跳到主要內容

簡易檢索 / 詳目顯示

研究生: 陳昱任
Yu-Jen Chen
論文名稱: 適用於少量訓練資料之深度學習手語辨識輸入組合
Suitable Data Input for Deep-Learning-Based Sign Language Recognition with a Small Training Dataset
指導教授: 蘇柏齊
Po-Chyi Su
口試委員:
學位類別: 碩士
Master
系所名稱: 資訊電機學院 - 資訊工程學系
Department of Computer Science & Information Engineering
論文出版年: 2022
畢業學年度: 110
語文別: 中文
論文頁數: 55
中文關鍵詞: 手語辨識特徵擷取深度學習
外文關鍵詞: Sign Language Recognition, Feature Extraction, Deep Learning
相關次數: 點閱:11下載:0
分享至:
查詢本校圖書館目錄 查詢臺灣博碩士論文知識加值系統 勘誤回報
  • 基於深度學習的手語辨識通常需要大量視訊來訓練神經網路模型,
    本研究考量在手語視訊較不足的情況下,透過特徵擷取及擴大訓練資料
    等方式,產生有效的手語訓練資料以協助建構深度學習辨識模型。
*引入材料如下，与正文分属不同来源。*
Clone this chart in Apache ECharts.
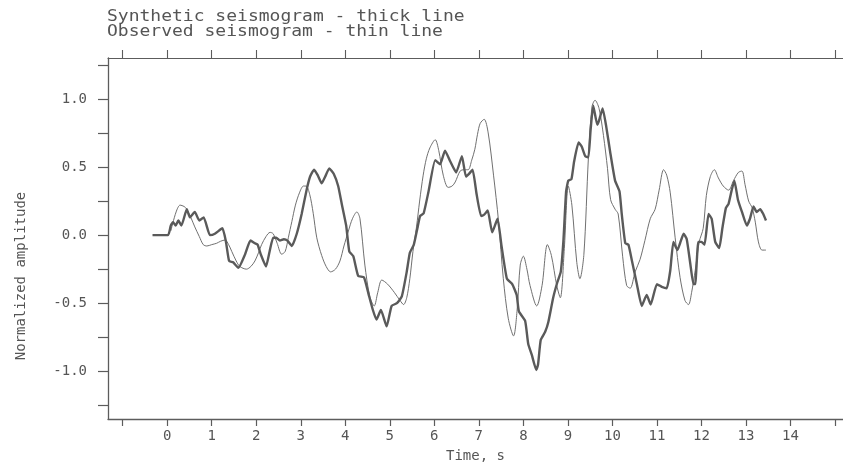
<!DOCTYPE html>
<html>
<head>
<meta charset="utf-8">
<script src="https://cdn.jsdelivr.net/npm/echarts@6/dist/echarts.min.js"></script>
<style>html,body{margin:0;padding:0;background:#fff;overflow:hidden}#c{width:843px;height:468px}</style>
</head>
<body>
<div id="c"></div>
<script>
// Synthetic seismogram (thick line)
var synTime = [-0.33,0.02,0.08,0.13,0.19,0.25,0.32,0.44,0.51,0.62,0.72,0.82,0.96,1.07,1.24,1.32,1.39,1.48,1.6,1.75,1.87,1.97,2.03,2.1,2.22,2.3,2.38,2.45,2.53,2.62,2.7,2.8,2.91,3.02,3.13,3.21,3.3,3.38,3.47,3.55,3.64,3.74,3.84,3.92,4.02,4.09,4.18,4.29,4.42,4.52,4.62,4.7,4.8,4.93,5.04,5.16,5.27,5.38,5.45,5.54,5.62,5.68,5.76,5.87,6.02,6.13,6.24,6.36,6.49,6.62,6.71,6.78,6.86,6.95,7.05,7.12,7.2,7.3,7.42,7.51,7.63,7.75,7.85,7.9,8.04,8.11,8.19,8.29,8.33,8.39,8.49,8.56,8.67,8.76,8.84,8.9,8.96,9.01,9.08,9.14,9.24,9.31,9.39,9.46,9.51,9.57,9.66,9.7,9.78,9.86,9.95,10.06,10.16,10.21,10.29,10.36,10.44,10.55,10.66,10.77,10.86,11.0,11.11,11.22,11.3,11.37,11.46,11.52,11.6,11.67,11.75,11.82,11.86,11.93,12.0,12.07,12.16,12.23,12.31,12.4,12.47,12.55,12.61,12.68,12.74,12.82,12.91,13.02,13.09,13.17,13.24,13.32,13.38,13.45];
var synAmp = [0,0,0.07,0.095,0.07,0.107,0.07,0.19,0.13,0.17,0.107,0.13,0.0,0.01,0.05,-0.05,-0.19,-0.2,-0.24,-0.14,-0.04,-0.06,-0.07,-0.14,-0.23,-0.12,-0.02,-0.02,-0.04,-0.03,-0.04,-0.08,0.01,0.155,0.33,0.43,0.48,0.44,0.38,0.43,0.49,0.45,0.36,0.23,0.07,-0.12,-0.155,-0.3,-0.31,-0.43,-0.55,-0.62,-0.55,-0.67,-0.52,-0.5,-0.45,-0.27,-0.13,-0.07,0.05,0.14,0.16,0.32,0.55,0.52,0.62,0.54,0.46,0.58,0.43,0.45,0.48,0.3,0.14,0.15,0.18,0.02,0.12,-0.08,-0.32,-0.36,-0.44,-0.56,-0.63,-0.8,-0.88,-0.99,-0.95,-0.77,-0.71,-0.64,-0.46,-0.35,-0.27,-0.04,0.32,0.40,0.41,0.54,0.68,0.65,0.58,0.57,0.77,0.95,0.81,0.84,0.93,0.8,0.61,0.40,0.32,0.155,-0.06,-0.07,-0.19,-0.36,-0.52,-0.44,-0.51,-0.36,-0.38,-0.39,-0.26,-0.05,-0.11,-0.06,0.01,-0.03,-0.21,-0.36,-0.36,-0.05,-0.05,-0.07,0.155,0.12,-0.05,-0.095,0.05,0.2,0.23,0.33,0.4,0.26,0.17,0.07,0.12,0.21,0.17,0.19,0.16,0.107];

// Observed seismogram (thin line)
var obsTime = [0.08,0.2,0.29,0.38,0.44,0.53,0.62,0.72,0.81,0.89,1.0,1.11,1.2,1.3,1.38,1.45,1.55,1.63,1.78,1.88,1.97,2.05,2.12,2.22,2.31,2.38,2.47,2.57,2.65,2.72,2.8,2.88,2.97,3.06,3.12,3.2,3.28,3.36,3.47,3.57,3.67,3.78,3.88,3.97,4.07,4.16,4.26,4.33,4.44,4.55,4.65,4.73,4.82,4.95,5.1,5.23,5.31,5.38,5.45,5.52,5.6,5.67,5.75,5.82,5.9,6.02,6.1,6.2,6.31,6.4,6.47,6.58,6.67,6.76,6.84,6.91,6.97,7.03,7.12,7.21,7.33,7.44,7.55,7.66,7.78,7.86,7.93,8.0,8.08,8.15,8.3,8.42,8.54,8.63,8.75,8.83,8.92,9.01,9.09,9.2,9.27,9.36,9.46,9.54,9.61,9.7,9.8,9.89,9.96,10.06,10.13,10.23,10.32,10.4,10.51,10.62,10.73,10.85,10.96,11.05,11.15,11.22,11.3,11.41,11.52,11.63,11.71,11.78,11.86,11.95,12.04,12.11,12.2,12.29,12.38,12.49,12.61,12.72,12.83,12.91,12.98,13.06,13.14,13.21,13.28,13.36,13.45];
var obsAmp = [0.03,0.17,0.22,0.21,0.19,0.13,0.06,-0.01,-0.07,-0.08,-0.07,-0.06,-0.045,-0.036,-0.07,-0.12,-0.19,-0.23,-0.25,-0.23,-0.19,-0.13,-0.07,-0.01,0.02,0.01,-0.06,-0.14,-0.12,-0.02,0.1,0.22,0.31,0.36,0.36,0.3,0.16,-0.02,-0.15,-0.23,-0.27,-0.25,-0.19,-0.08,0.03,0.12,0.17,0.12,-0.22,-0.45,-0.52,-0.42,-0.33,-0.36,-0.42,-0.48,-0.51,-0.46,-0.32,-0.12,0.06,0.25,0.44,0.56,0.64,0.7,0.62,0.44,0.35,0.36,0.39,0.47,0.48,0.48,0.55,0.63,0.74,0.82,0.85,0.75,0.44,0.11,-0.32,-0.61,-0.74,-0.55,-0.22,-0.155,-0.25,-0.37,-0.52,-0.37,-0.07,-0.15,-0.37,-0.46,-0.1,0.36,0.22,-0.2,-0.32,-0.14,0.56,0.94,0.99,0.93,0.73,0.49,0.26,0.19,0.155,-0.155,-0.37,-0.39,-0.27,-0.18,-0.04,0.12,0.19,0.33,0.48,0.44,0.31,-0.02,-0.31,-0.48,-0.51,-0.42,-0.26,-0.05,0.05,0.29,0.43,0.48,0.42,0.36,0.33,0.4,0.46,0.47,0.37,0.25,0.2,0.095,-0.05,-0.11,-0.11];

// Tick values / labels
var xTicks = [-1,0,1,2,3,4,5,6,7,8,9,10,11,12,13,14,15];
var xTickLabels = [0,1,2,3,4,5,6,7,8,9,10,11,12,13,14];
var yTicks = [-1.25,-1,-0.75,-0.5,-0.25,0,0.25,0.5,0.75,1,1.25];
var yTickLabels = [-1,-0.5,0,0.5,1];

var titleLines = ['Synthetic seismogram - thick line', 'Observed seismogram - thin line'];
var xName = 'Time, s';
var yName = 'Normalized amplitude';

function zip(a, b) { return a.map(function (t, i) { return [t, b[i]]; }); }

var axisColor = '#5c5c5c';
var textColor = '#555555';
var mono = '"DejaVu Sans Mono", "Liberation Mono", monospace';

var chart = echarts.init(document.getElementById('c'), null, { renderer: 'canvas', width: 843, height: 468 });
chart.setOption({
  animation: false,
  backgroundColor: '#ffffff',
  grid: { left: 108, width: 735, top: 58, height: 371, containLabel: false },
  xAxis: [{
    type: 'value', min: -1.33, max: 15.18, position: 'bottom',
    name: xName, nameLocation: 'middle', nameGap: 30,
    nameTextStyle: { fontFamily: mono, fontSize: 14, color: textColor },
    axisLine: { show: true, onZero: false, lineStyle: { color: axisColor, width: 1.3 } },
    axisTick: { show: true, inside: false, length: 7, customValues: xTicks, lineStyle: { color: axisColor, width: 1.2 } },
    axisLabel: { show: true, margin: 10, customValues: xTickLabels, fontFamily: mono, fontSize: 14, color: textColor },
    splitLine: { show: false }
  }, {
    type: 'value', min: -1.33, max: 15.18, position: 'top',
    axisLine: { show: true, onZero: false, lineStyle: { color: axisColor, width: 1.2 } },
    axisTick: { show: true, inside: false, length: 8, customValues: xTicks, lineStyle: { color: axisColor, width: 1.1 } },
    axisLabel: { show: false },
    splitLine: { show: false }
  }],
  yAxis: {
    type: 'value', min: -1.35, max: 1.3,
    axisLine: { show: true, onZero: false, lineStyle: { color: axisColor, width: 1.3 } },
    axisTick: { show: true, inside: false, length: 10, customValues: yTicks, lineStyle: { color: axisColor, width: 1.2 } },
    axisLabel: {
      show: true, margin: 21, customValues: yTickLabels, fontFamily: mono, fontSize: 14, color: textColor,
      formatter: function (v) { return v.toFixed(1); }
    },
    splitLine: { show: false }
  },
  graphic: [
    { type: 'text', x: 107, y: 17, scaleX: 1.2, style: { text: titleLines[0], font: '15px ' + mono, fill: textColor, textAlign: 'left', textVerticalAlign: 'middle' } },
    { type: 'text', x: 107, y: 32, scaleX: 1.2, style: { text: titleLines[1], font: '15px ' + mono, fill: textColor, textAlign: 'left', textVerticalAlign: 'middle' } },
    { type: 'text', x: 21, y: 276, rotation: Math.PI / 2, style: { text: yName, font: '14px ' + mono, fill: textColor, textAlign: 'center', textVerticalAlign: 'middle' } }
  ],
  series: [{
    name: 'Observed', type: 'line', xAxisIndex: 0, data: zip(obsTime, obsAmp),
    showSymbol: false, smooth: 0.3,
    lineStyle: { color: '#707070', width: 1 }, z: 2
  }, {
    name: 'Synthetic', type: 'line', xAxisIndex: 0, data: zip(synTime, synAmp),
    showSymbol: false, smooth: 0.15,
    lineStyle: { color: '#5a5a5a', width: 2.4 }, z: 3
  }]
});
</script>
</body>
</html>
我們利
    用 Mediapipe 嘗試由手語視訊中取得手部骨架,分析幾種手部骨架調整策
    略以及顏色安排,並由骨架產生手部遮罩以模擬生成不同人的手部型態。
    由於手部偵測有時會因手指快速移動的動態模糊導致失誤,我們因此結
    合光流圖以確保每張畫面保留手部移動資訊。我們將手部骨架、手部型態
    以及畫面光流作為 3D-ResNet 模型的三個通道輸入,採用不同的空間域
    變化與時間域採樣策略,模擬不同大小的手、不同拍攝角度、不同手速等
    情形。實驗結果顯示我們所提出的方式於美國手語資料集中可以有效提
    高辨識準確度。

    關鍵字 - 手語辨識、特徵擷取、深度學習


    Deep learning-based sign language recognition usually requires a large
    number of sign language videos to train neural network models. In this study,
    we consider generating effective sign language training data to help construct
    deep learning recognition models through feature extraction and expansion of
    training data when a smaller number of sign language videos are used for
    training. We use Mediapipe to obtain the hand skeleton from the sign language
    video, analyze several hand skeleton adjustment policies and color arrangement,
    and generate hand masks from the skeleton to simulate hands of different
    persons. Since the miss detection of hands may happen due to the motion
    blurring caused by rapid hand movements, we incorporate optical flows to
    ensure that the hand movement information is retained in each frame. We use
    different spatial and temporal processing strategies to simulate different hand
    sizes, different filming angles, and different hand speeds. The experimental
    results show that the proposed approach is effective in improving the accuracy
    of sign language recognition in the American Sign Language dataset.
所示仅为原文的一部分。